Much of what Tony had to say seemed to make sense to Michelle, especially since she wanted to find a way to get Mary Kay out of jail and back with her children. But there was that little item that always made Michelle cringe. Tony let it be known that he intended to marry Mary Kay Letourneau.

“If she would have me,” he said.

For weeks the calls from Tony Hollick to Kate Stewart were almost daily, too. At first, the mother of three didn't mind their frequency or inevitably lengthy duration, though she could not deny the calls from London did tend to eat up more time than she really had—time from her husband and children.
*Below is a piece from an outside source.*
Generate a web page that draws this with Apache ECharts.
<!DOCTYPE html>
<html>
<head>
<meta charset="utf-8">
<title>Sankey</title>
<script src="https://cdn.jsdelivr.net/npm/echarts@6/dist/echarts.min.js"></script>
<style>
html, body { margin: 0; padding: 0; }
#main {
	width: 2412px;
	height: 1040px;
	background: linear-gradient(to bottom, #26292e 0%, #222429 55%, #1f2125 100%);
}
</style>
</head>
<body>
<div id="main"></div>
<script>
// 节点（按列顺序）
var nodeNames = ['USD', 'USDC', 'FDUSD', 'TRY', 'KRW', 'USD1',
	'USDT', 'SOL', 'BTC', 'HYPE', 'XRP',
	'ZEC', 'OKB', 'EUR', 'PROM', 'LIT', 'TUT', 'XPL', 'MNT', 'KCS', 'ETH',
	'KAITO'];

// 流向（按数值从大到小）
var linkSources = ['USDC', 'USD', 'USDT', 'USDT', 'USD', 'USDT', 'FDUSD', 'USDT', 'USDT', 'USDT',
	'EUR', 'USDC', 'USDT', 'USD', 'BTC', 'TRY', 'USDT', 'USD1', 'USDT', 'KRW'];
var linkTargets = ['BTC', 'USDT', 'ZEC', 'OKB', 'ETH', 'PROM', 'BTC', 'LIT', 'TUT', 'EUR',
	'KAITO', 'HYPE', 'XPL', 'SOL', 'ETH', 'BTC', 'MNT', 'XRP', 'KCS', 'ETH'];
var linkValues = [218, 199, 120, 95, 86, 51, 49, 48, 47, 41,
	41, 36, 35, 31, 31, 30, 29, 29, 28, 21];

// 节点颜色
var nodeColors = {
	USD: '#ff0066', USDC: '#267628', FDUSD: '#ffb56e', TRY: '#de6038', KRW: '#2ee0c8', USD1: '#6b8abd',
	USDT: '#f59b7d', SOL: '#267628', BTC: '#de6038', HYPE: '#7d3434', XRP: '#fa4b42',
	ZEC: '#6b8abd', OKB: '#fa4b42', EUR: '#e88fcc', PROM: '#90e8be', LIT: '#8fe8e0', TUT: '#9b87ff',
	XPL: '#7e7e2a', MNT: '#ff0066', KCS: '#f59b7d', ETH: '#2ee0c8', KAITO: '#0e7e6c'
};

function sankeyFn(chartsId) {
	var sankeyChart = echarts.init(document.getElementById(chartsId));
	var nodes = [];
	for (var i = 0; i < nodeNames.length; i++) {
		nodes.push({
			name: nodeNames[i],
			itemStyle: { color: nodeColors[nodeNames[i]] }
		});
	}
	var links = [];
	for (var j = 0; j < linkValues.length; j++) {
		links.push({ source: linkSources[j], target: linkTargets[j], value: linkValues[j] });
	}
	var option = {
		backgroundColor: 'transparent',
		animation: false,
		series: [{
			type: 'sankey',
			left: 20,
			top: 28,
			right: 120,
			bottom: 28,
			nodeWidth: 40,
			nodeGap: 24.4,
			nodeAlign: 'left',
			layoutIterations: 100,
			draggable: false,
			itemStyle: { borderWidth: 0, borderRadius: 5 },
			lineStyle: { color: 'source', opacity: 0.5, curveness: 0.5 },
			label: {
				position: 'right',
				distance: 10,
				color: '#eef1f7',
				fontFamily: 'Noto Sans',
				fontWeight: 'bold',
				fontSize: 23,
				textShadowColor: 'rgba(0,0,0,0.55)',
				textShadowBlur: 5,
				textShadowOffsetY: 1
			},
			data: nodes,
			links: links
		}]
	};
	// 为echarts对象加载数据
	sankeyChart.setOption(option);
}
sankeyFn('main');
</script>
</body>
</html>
Kate considered Tony highly intelligent, eccentric, “a freedom fighter who happens to be totally enamored with Mary Kay.” His feelings for Mary Kay, however, harmed the effectiveness of the eight amicus curiae legal briefs he “electronically filed” with the courts and other missives he used to attack the enemies of the American woman he'd never met.

Kate delicately advised Tony to “keep the love part and the enamored part out of it, because nobody is going to take you seriously.”

But Tony couldn't refrain from letting the world know of his true feelings. He recognized a great injustice and he could not deny that he loved Mary Kay Letourneau. He dispatched e-mails to the FBI, the White House, and the King County prosecutor outlining the ways in which Mary Kay's constitutional rights were violated. If it was obvious that he was in love with Mary Kay, so what? He'd press on.

No matter if he couldn't leave his heart out if it, Kate was glad for what Tony had done for Mary Kay.

“He's exposed people who might have done some underhanded things,” she said later. “He's put the limelight on some that have been against her.”

Michael Jarvis, like most of the husbands of the women who supported Mary Kay, kept out of it for the most part. But when the conversations with his wife, Michelle, and Tony Hollick went for hours at a time, the patience of the pilot-turned-multimedia-developer was stretched to the limit. When he could hear his wife divulge deeply personal information about herself, it made him wonder what the Brit's real intentions were. It seemed weird.

Who is this guy? What is he getting at? What in the world could that possibly have to do with helping Mary Kay? he thought.

When Michael asked his wife about it, Michelle dismissed his worries.

“He's probing into the character of people that were close to her,” she said. “He's trying to understand more about her, by understanding the people that were really close to her such as myself.”

Michelle didn't care what her husband thought at the time. She and Tony shared common ground. Both wanted to get Mary Kay out of jail and out of the SSOSA program before it took every shred of life from her soul.

“He's extremely intelligent,” she said later. “He's got these major emotional problems that put this weird slant into everything he does. Which basically invalidates his brilliance. Which is really too bad.”

But they talked and talked. If he was a little odd, he could be forgiven for it.

There's someone out there who cares. We aren't alone, Michelle thought.

At about the time Tony Hollick had come forward, Michelle learned the existence of Abby Campbell, the woman who had so irritated the Fish twins with her lead-the-charge attitude at the jail earlier that fall. Mary Kay praised Abby's support (“she's a wonderful girl and she's helping me out”), but she told her oldest friend that Abby was more a gofer than a key player like herself, Kate or even Tony.